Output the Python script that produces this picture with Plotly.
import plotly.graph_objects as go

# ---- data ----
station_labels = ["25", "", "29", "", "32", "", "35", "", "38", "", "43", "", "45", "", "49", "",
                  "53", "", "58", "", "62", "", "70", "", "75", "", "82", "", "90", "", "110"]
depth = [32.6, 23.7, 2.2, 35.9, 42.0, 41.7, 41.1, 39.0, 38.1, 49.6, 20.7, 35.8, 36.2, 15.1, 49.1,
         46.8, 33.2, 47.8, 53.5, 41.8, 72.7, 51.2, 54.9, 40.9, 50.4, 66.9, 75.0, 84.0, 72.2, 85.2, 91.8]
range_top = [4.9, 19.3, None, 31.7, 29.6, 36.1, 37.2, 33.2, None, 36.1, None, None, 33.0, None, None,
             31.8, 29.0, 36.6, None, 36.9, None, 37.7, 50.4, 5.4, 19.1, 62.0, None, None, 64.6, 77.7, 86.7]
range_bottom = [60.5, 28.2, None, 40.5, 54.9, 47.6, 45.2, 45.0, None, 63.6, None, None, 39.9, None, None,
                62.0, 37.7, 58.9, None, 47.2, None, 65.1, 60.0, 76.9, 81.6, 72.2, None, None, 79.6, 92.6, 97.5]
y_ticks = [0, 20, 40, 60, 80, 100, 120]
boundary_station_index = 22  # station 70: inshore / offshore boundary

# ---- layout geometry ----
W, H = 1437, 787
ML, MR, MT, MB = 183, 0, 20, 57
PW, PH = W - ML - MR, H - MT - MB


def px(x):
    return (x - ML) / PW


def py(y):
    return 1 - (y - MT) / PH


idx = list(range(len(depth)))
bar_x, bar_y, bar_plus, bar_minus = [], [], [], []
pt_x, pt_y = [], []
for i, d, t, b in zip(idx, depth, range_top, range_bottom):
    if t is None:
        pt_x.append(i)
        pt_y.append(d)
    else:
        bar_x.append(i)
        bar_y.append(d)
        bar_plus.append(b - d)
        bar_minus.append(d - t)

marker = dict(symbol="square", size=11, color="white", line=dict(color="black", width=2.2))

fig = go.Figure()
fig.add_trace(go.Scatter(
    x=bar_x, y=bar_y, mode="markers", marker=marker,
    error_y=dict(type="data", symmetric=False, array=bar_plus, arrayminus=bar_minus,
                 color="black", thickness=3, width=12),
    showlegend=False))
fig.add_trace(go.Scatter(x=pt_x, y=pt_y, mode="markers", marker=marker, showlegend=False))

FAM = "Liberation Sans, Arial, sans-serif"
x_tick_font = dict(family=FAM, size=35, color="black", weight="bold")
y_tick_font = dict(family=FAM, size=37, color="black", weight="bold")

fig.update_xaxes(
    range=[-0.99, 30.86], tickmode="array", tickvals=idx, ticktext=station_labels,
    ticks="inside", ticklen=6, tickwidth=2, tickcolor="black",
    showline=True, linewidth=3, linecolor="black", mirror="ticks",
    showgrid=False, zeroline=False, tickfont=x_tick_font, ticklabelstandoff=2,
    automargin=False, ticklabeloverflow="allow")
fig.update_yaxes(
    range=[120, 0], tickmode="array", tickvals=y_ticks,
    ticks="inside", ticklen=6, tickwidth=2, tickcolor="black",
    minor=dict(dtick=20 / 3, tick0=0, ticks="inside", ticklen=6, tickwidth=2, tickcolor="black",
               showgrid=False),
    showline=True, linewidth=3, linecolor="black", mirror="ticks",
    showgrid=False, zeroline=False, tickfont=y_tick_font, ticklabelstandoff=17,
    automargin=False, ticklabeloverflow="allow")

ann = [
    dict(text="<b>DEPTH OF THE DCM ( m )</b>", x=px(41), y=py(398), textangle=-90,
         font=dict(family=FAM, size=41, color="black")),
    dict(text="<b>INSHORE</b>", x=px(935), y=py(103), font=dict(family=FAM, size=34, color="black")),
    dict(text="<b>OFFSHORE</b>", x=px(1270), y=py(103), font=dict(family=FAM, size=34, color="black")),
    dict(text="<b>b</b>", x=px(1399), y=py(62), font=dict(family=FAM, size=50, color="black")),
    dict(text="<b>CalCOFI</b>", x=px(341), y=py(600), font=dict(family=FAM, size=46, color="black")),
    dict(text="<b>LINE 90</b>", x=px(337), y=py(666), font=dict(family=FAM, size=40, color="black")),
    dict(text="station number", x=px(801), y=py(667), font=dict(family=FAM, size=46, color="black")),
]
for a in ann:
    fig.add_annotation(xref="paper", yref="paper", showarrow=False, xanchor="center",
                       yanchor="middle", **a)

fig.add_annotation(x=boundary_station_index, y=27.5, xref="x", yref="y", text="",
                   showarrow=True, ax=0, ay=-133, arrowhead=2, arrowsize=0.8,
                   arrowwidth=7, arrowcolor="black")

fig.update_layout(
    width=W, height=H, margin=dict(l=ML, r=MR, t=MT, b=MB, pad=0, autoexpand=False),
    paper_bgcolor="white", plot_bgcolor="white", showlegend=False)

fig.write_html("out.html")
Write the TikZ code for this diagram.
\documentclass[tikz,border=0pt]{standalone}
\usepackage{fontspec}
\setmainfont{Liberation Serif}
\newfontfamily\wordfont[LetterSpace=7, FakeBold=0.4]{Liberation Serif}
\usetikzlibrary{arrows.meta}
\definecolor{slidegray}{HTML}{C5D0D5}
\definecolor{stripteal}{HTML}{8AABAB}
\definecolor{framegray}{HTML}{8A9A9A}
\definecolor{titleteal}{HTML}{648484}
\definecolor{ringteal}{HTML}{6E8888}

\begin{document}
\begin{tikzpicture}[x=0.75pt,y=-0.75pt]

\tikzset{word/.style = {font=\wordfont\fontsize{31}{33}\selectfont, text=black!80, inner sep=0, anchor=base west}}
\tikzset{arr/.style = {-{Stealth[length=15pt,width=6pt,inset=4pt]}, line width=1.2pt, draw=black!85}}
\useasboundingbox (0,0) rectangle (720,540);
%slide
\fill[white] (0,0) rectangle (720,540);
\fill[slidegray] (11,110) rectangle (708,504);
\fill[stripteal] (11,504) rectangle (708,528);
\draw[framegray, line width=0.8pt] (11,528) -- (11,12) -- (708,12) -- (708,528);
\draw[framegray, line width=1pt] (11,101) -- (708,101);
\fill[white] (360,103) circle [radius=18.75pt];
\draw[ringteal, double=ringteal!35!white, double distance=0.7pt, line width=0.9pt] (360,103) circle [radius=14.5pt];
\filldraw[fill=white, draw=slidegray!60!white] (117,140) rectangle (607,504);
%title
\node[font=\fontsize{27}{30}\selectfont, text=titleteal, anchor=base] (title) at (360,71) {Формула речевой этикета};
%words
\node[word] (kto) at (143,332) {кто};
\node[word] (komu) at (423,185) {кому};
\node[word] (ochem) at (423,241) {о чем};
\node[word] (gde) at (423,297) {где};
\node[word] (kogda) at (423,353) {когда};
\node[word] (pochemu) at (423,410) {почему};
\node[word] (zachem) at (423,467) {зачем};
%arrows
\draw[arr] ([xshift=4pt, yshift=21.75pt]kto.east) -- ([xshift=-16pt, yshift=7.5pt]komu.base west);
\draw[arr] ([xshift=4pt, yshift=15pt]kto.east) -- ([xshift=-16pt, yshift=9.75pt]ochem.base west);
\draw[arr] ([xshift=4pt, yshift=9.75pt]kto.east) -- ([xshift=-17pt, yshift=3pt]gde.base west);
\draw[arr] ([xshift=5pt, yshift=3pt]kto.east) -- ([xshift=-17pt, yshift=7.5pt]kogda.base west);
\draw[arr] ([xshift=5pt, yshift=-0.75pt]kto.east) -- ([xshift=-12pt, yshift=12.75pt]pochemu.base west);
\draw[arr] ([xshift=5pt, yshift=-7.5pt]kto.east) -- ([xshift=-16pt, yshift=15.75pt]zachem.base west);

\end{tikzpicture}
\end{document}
——————
Copy every line from the records above that contains the word "this".

Output the Python script that produces this picture with Plotly.
Write the TikZ code for this diagram.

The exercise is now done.